We broke for lunch at 12:30. I ate at Common Grounds Coffee House, since it's two blocks from the school. They were busy when I arrived, but I got a table to enjoy my mint chocolate chip matcha tea latte, enormous banana chocolate chip muffin, and a unique round savory phylo dough topped with arugula, cheddar, tomatoes, and balsamic vinaigrette. 

Had more trouble when I got home. I couldn't get in! After I found the outside key, I couldn't find mine upstairs. I looked everywhere...until I saw it where I tossed it last night, on top of the little brown doll's table where Dulcie and Carrie the Cabbage Patch Dolls sit. Boy, did I feel silly. At least looking for my keys prompted me to finally make my bed. I hung up the keys in the right place on the big wooden key and went online to watch So This Is College. I go further into this 1929 early talkie school musical with Robert Montgomery as a football star at my Musical Dreams Movie Reviews blog. 

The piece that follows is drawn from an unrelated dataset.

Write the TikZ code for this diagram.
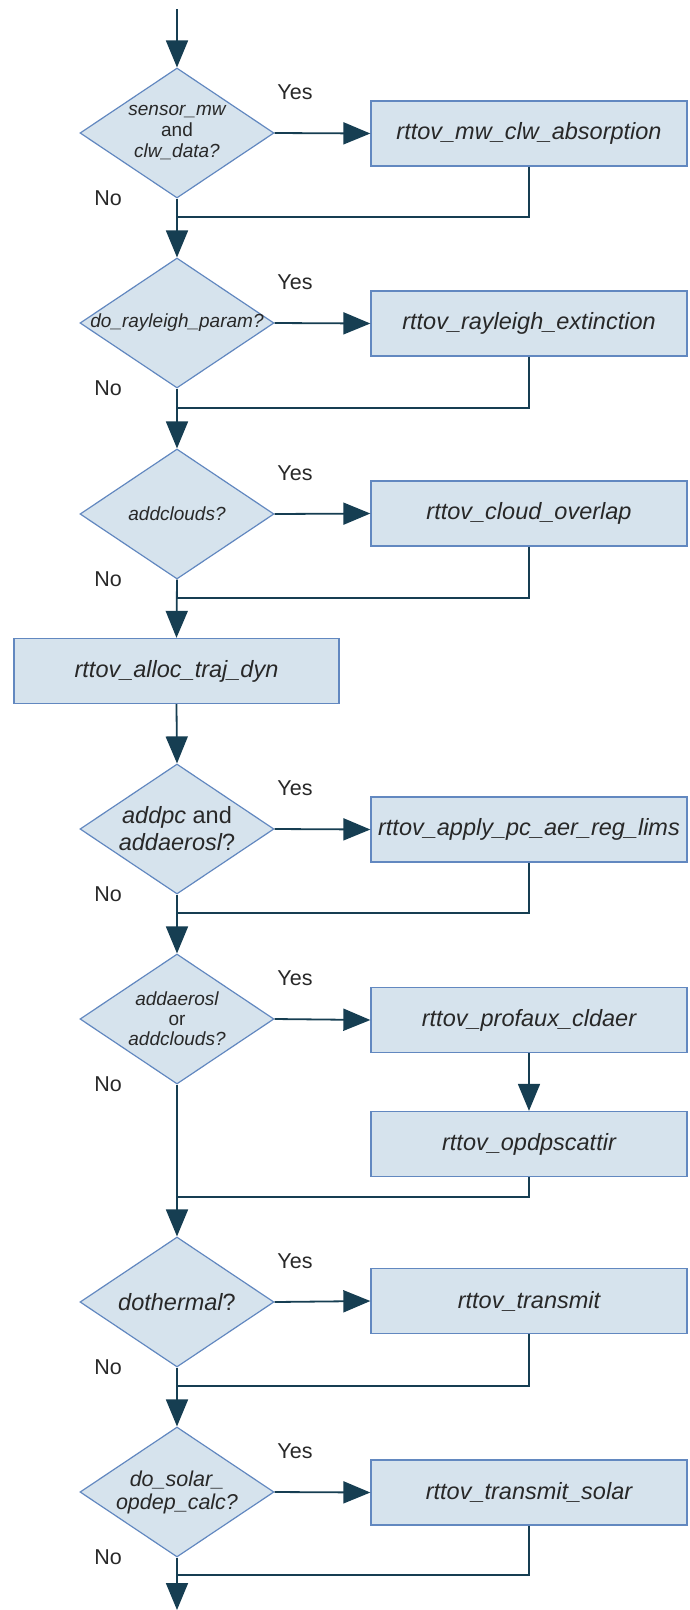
\documentclass[tikz,border=0pt]{standalone}
\usepackage{fontspec}
\setmainfont{Liberation Sans}
\usetikzlibrary{arrows.meta,shapes.geometric}

\definecolor{boxfill}{RGB}{214,227,237}
\definecolor{boxline}{RGB}{98,136,192}
\definecolor{flow}{RGB}{22,62,82}
\definecolor{txt}{RGB}{40,40,40}

\tikzset{
  decision/.style={diamond, draw=boxline, fill=boxfill, line width=1.2pt,
    minimum width=194pt, minimum height=130pt, inner sep=0pt},
  dtext/.style={align=center, text=txt, inner sep=0pt},
  stepbox/.style={rectangle, draw=boxline, fill=boxfill, line width=1.3pt,
    minimum width=316pt, minimum height=65pt, inner sep=0pt, text=txt,
    font=\fontsize{23.5}{27}\selectfont\itshape},
  answer/.style={text=txt, inner sep=0pt, font=\fontsize{21.5}{24}\selectfont},
  link/.style={draw=flow, line width=1.8pt},
  arr/.style={link, -{Triangle[length=27pt, width=22pt]}},
  small/.style={font=\fontsize{19}{21}\selectfont},
  big/.style={font=\fontsize{23.5}{27}\selectfont},
}

\begin{document}
\begin{tikzpicture}[x=1pt, y=-1pt]
\useasboundingbox (0,0) rectangle (689,1610);

% decisions
\node[decision] (d1) at (177,133) {};
\node[decision] (d2) at (177,323) {};
\node[decision] (d3) at (177,514) {};
\node[decision] (d4) at (177,829) {};
\node[decision] (d5) at (177,1019) {};
\node[decision] (d6) at (177,1302) {};
\node[decision] (d7) at (177,1492) {};

\node[dtext, small] (t1) at (d1) {\itshape sensor\_mw\\and\\\itshape clw\_data?};
\node[dtext, small] (t2) at (d2) {\itshape do\_rayleigh\_param?};
\node[dtext, small] (t3) at (d3) {\itshape addclouds?};
\node[dtext, big] (t4) at (d4) {{\itshape addpc} and\\{\itshape addaerosl}?};
\node[dtext, font=\fontsize{19}{20}\selectfont] (t5) at (d5) {\itshape addaerosl\\or\\\itshape addclouds?};
\node[dtext, big] (t6) at (d6) {{\itshape dothermal}?};
\node[dtext, font=\fontsize{21.5}{23}\selectfont] (t7) at (d7) {\itshape do\_solar\_\\\itshape opdep\_calc?};

% process boxes
\node[stepbox] (b1) at (529,133.5) {rttov\_mw\_clw\_absorption};
\node[stepbox] (b2) at (529,323.5) {rttov\_rayleigh\_extinction};
\node[stepbox] (b3) at (529,513.5) {rttov\_cloud\_overlap};
\node[stepbox, minimum width=325pt] (alloc) at (176.5,671) {rttov\_alloc\_traj\_dyn};
\node[stepbox] (b4) at (529,829.5) {rttov\_apply\_pc\_aer\_reg\_lims};
\node[stepbox] (b5) at (529,1020) {rttov\_profaux\_cldaer};
\node[stepbox] (b6) at (529,1144) {rttov\_opdpscattir};
\node[stepbox] (b7) at (529,1301) {rttov\_transmit};
\node[stepbox] (b8) at (529,1492.5) {rttov\_transmit\_solar};

% yes / no labels
\foreach \d in {1,...,7}{
  \path (d\d.center) ++(118,-41) node[answer] (yes\d) {Yes};
  \path (d\d.center) ++(-69,65) node[answer] (no\d) {No};
}

% join points on the main line
\coordinate (start) at (177,9);
\coordinate (m1) at (177,217);
\coordinate (m2) at (177,408);
\coordinate (m3) at (177,598);
\coordinate (m4) at (177,913);
\coordinate (m5) at (177,1197);
\coordinate (m6) at (177,1386);
\coordinate (m7) at (177,1575);
\coordinate (finish) at (177,1610);

% main line
\draw[arr] (start) -- (d1.north);
\draw[arr] (d1.south) -- (d2.north);
\draw[arr] (d2.south) -- (d3.north);
\draw[arr] (d3.south) -- (alloc.north);
\draw[arr] (alloc.south) -- (d4.north);
\draw[arr] (d4.south) -- (d5.north);
\draw[arr] (d5.south) -- (d6.north);
\draw[arr] (d6.south) -- (d7.north);
\draw[arr] (d7.south) -- (finish);

% yes branches
\draw[arr] (d1.east) -- (b1.west);
\draw[arr] (d2.east) -- (b2.west);
\draw[arr] (d3.east) -- (b3.west);
\draw[arr] (d4.east) -- (b4.west);
\draw[arr] (d5.east) -- (b5.west);
\draw[arr] (b5.south) -- (b6.north);
\draw[arr] (d6.east) -- (b7.west);
\draw[arr] (d7.east) -- (b8.west);

% returns to the main line
\draw[link] (b1.south) |- (m1);
\draw[link] (b2.south) |- (m2);
\draw[link] (b3.south) |- (m3);
\draw[link] (b4.south) |- (m4);
\draw[link] (b6.south) |- (m5);
\draw[link] (b7.south) |- (m6);
\draw[link] (b8.south) |- (m7);
\end{tikzpicture}
\end{document}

Spent the rest of the evening starting my next Remember WENN fairy tale. Maplepunzel is set right after the end of "And If I Die Before I Sleep" in the fourth season. Victor Comstock walks the still-sick Maple LaMarsh home from the station after they help save the When In Rome broadcast. Maple's delighted to be riding the trolley with this smart, handsome guy, but she's less happy when he tells her he can't remember when she saw him in that police officer's uniform during "Some Time, Some Station." She wishes she could have done more to discredit Pavla when Scott and Betty executed their plot in "Mr. and Mrs. Singer." Victor, for his part, regrets that so much of his memory...of his time in Europe and directly after...is missing and may never be recovered.

Victor manages to get her home as the early morning sun rises. She waves good-bye to him from the fire escape of her apartment tower before flipping on WENN. Betty is about to read "Rapunzel" when she slides into bed. She wonders what it would be like to have Victor rescue her and wishes Betty would give Scott another chance and Hilary and Jeff would work better together again. She finally drifts off to sleep...and into a vivid, harrowing dream...

Yep, Maple is the maiden in the tower, Victor is the prince climbing her hair, and Pavla's the witch who imprisoned her in this WENN take on several Grimm's Fairy Tales. I'm hoping this one will take a lot less time than Hilary and the Beasts. It's straightforward fantasy-action-romance, not a slow-burning mystery.

Switched to Match Game Syndicated during dinner. We had double your pleasure, double your Wallaces this week, with Marjorie Wallace joining Marcia Wallace, Bill Daily, and Robert Donner. Brett admits that she'll be gone doing a play starting the week after this one.

Finished the night with the soundtrack from Goodbye, Mr. Chips. The soundtrack of the 1969 musical about a shy schoolteacher who marries a singer isn't well-regarded now, but it does have some wonderful music by Leslie Bricusse. "London Is London" would later turn up in Bricusse's stage version of Sherlock Holmes. Petula Clark sounds gorgeous on "And the Sky Smiled" and "You and I." Though no singer, Peter O'Toole makes a surprisingly good Chipping and even manages to do well with the sweet and charming "What a Lot of Flowers."